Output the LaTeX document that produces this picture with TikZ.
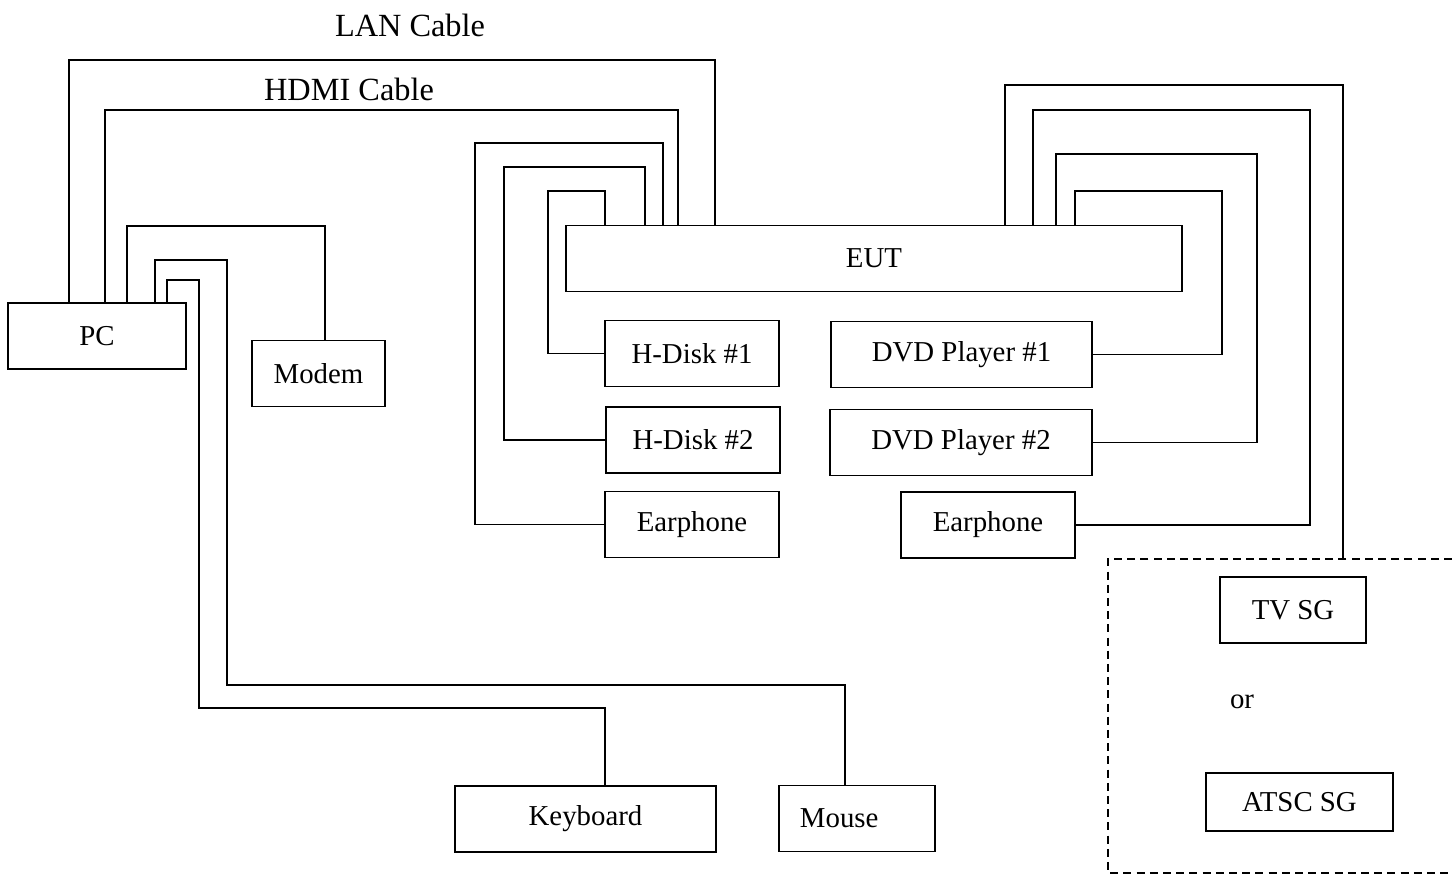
\documentclass[tikz,border=0pt]{standalone}
\usepackage{fontspec}
\setmainfont{Liberation Serif}
\usetikzlibrary{positioning, calc}

\begin{document}
\begin{tikzpicture}[
    x = 0.025cm, y = -0.025cm,
    box/.style = {
      rectangle, draw, line width = 1.3pt,
      minimum height = 1.65cm, inner sep = 0pt,
      font = \fontsize{20.5}{24}\selectfont
    },
    lbl/.style = {font = \fontsize{20.5}{24}\selectfont, inner sep = 0pt},
    cablelbl/.style = {font = \fontsize{23}{27}\selectfont, inner sep = 0pt},
    wire/.style = {line width = 1.3pt},
    zone/.style = {line width = 1.1pt, dash pattern = on 0.2cm off 0.13cm}
  ]
  \useasboundingbox (0,0) rectangle (1452,875);

  % ---- PC side ----
  \node[box, minimum width = 4.45cm] (pc)    at (97,336)    {PC};
  \node[box, minimum width = 3.33cm] (modem) at (318.5,373.5) {Modem};
  \node[box, minimum width = 6.53cm] (keyb)  at (585.5,819) {Keyboard};
  \node[box, minimum width = 3.9cm, text width = 2.85cm, align = left,
        inner xsep = 0.525cm] (mouse) at (857,818.5) {Mouse};

  % ---- EUT and its peripherals ----
  \node[box, minimum width = 15.4cm] (eut)    at (874,258.5) {EUT};
  \node[box, minimum width = 4.35cm] (hdisk1) at (692,353.5) {H-Disk \#1};
  \node[box, minimum width = 4.35cm] (hdisk2) at (693,440)   {H-Disk \#2};
  \node[box, minimum width = 4.35cm] (earl)   at (692,524.5) {Earphone};
  \node[box, minimum width = 6.53cm] (dvd1)   at (961.5,354.5) {DVD Player \#1};
  \node[box, minimum width = 6.55cm] (dvd2)   at (961,442.5) {DVD Player \#2};
  \node[box, minimum width = 4.35cm] (earr)   at (988,525)   {Earphone};

  % ---- signal generators ----
  \coordinate (sgzone) at (1108,559);
  \node[box, minimum width = 3.65cm] (tvsg) at (1293,610)   {TV SG};
  \node[lbl] (orlbl) at (1242,702) {or};
  \node[box, minimum width = 4.68cm, minimum height = 1.45cm] (atsc) at (1299.5,802) {ATSC SG};
  \draw[zone] (1452,0 |- sgzone) -- (sgzone) -- (1108,873) -- (1452,873);

  % cable labels
  \node[cablelbl] (lan)  at (410,25) {LAN Cable};
  \node[cablelbl] (hdmi) at (349,89) {HDMI Cable};

  % PC cables
  \draw[wire] (69,0 |- pc.north)  |- (715,60)  -- (715,0 |- eut.north);
  \draw[wire] (105,0 |- pc.north) |- (678,110) -- (678,0 |- eut.north);
  \draw[wire] (127,0 |- pc.north) |- (325,226) -- (325,0 |- modem.north);
  \draw[wire] (155,0 |- pc.north) |- (227,260) |- (845,685) -- (845,0 |- mouse.north);
  \draw[wire] (167,0 |- pc.north) |- (199,280) |- (605,708) -- (605,0 |- keyb.north);

  % EUT cables, left
  \draw[wire] (605,0 |- eut.north) |- (548,191) |- (hdisk1.west);
  \draw[wire] (645,0 |- eut.north) |- (504,167) |- (hdisk2.west);
  \draw[wire] (663,0 |- eut.north) |- (475,143) |- (earl.west);

  % EUT cables, right
  \draw[wire] (1075,0 |- eut.north) |- (1222,191) |- (dvd1.east);
  \draw[wire] (1056,0 |- eut.north) |- (1257,154) |- (dvd2.east);
  \draw[wire] (1033,0 |- eut.north) |- (1310,110) |- (earr.east);
  \draw[wire] (1005,0 |- eut.north) |- (1343,85)  -- (1343,0 |- sgzone);

\end{tikzpicture}
\end{document}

## Problem description
Please reproduce the listing exactly from its opening line through the line that contains "inner xsep = 0.525cm]", both included, with all pictures omitted.

## Response to the exercise
Output the LaTeX document that produces this picture with TikZ.
\documentclass[tikz,border=0pt]{standalone}
\usepackage{fontspec}
\setmainfont{Liberation Serif}
\usetikzlibrary{positioning, calc}

\begin{document}
\begin{tikzpicture}[
    x = 0.025cm, y = -0.025cm,
    box/.style = {
      rectangle, draw, line width = 1.3pt,
      minimum height = 1.65cm, inner sep = 0pt,
      font = \fontsize{20.5}{24}\selectfont
    },
    lbl/.style = {font = \fontsize{20.5}{24}\selectfont, inner sep = 0pt},
    cablelbl/.style = {font = \fontsize{23}{27}\selectfont, inner sep = 0pt},
    wire/.style = {line width = 1.3pt},
    zone/.style = {line width = 1.1pt, dash pattern = on 0.2cm off 0.13cm}
  ]
  \useasboundingbox (0,0) rectangle (1452,875);

  % ---- PC side ----
  \node[box, minimum width = 4.45cm] (pc)    at (97,336)    {PC};
  \node[box, minimum width = 3.33cm] (modem) at (318.5,373.5) {Modem};
  \node[box, minimum width = 6.53cm] (keyb)  at (585.5,819) {Keyboard};
  \node[box, minimum width = 3.9cm, text width = 2.85cm, align = left,
        inner xsep = 0.525cm] (mouse) at (857,818.5) {Mouse};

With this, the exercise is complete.